We will require that $X$ travel to the right-hand side to meet with $E$, a symbol at the end of right-hand side that can only be eliminated by its meeting with $X$. We will make sure that the only way for $X$ to travel to the right-hand side is to go through a bunch of $B$'s. Then become $Y$. Then go through a bunch of $C$'s.

Here is the updated strategy.

  1. $S$ becomes $TE$.
  2. $T$ is blown up to $a^{n-1}abX(BC)^{n-1}$.
  3. After each CB is switched to BC successively, $(BC)^{n-1}$ becomes $B^{n-1}C^{n-1}$.
  4. $XB$ is changed to $aX$ repeatedly so that $XB^{n-1}$ becomes $a^{n-1}X$.
  5. $XC$ becomes $abYC$.
  6. $YC$ is switched to $aY$ repeatedly so that $YC^{n-1}$ becomes $a^{n-1}Y$.
  7. $YE$ becomes $ab$.

Here is the strategy in terms of formal generation, where the parts to change in the next step are underlined.

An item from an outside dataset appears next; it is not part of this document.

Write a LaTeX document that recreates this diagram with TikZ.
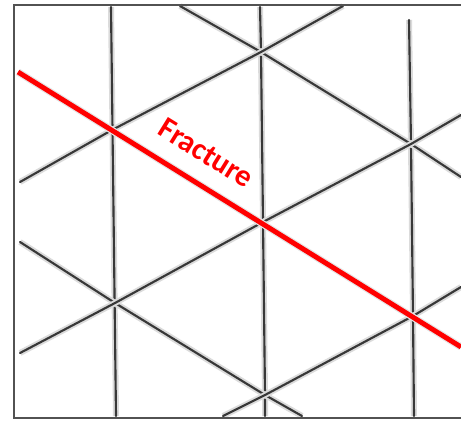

$$\begin{aligned} \underline{S} & \Rightarrow \underline{T}E\\ &\Rightarrow^*a^{n-1}abX\underline{(BC)^{n-1}}E\\ &\Rightarrow^* a^nb\underline{XB^{n-1}}C^{n-1}E\\ & \Rightarrow^* a^nba^{n-1}\underline{XC}C^{n-2}E\\ &\Rightarrow^* a^nba^{n-1}ab\underline{YCC^{n-2}}E\\ & \Rightarrow^* a^nba^{n}ba^{n-1}\underline{YE}\\ &\Rightarrow^* a^nba^{n}ba^{n-1}ab\\ &=a^nba^nba^nb \end{aligned}$$

There should be enough information to write the grammar by now.


Exercise. Write a grammar for $\{a^nb^{2n}a^{3n} \mid n \in \Bbb N\}$.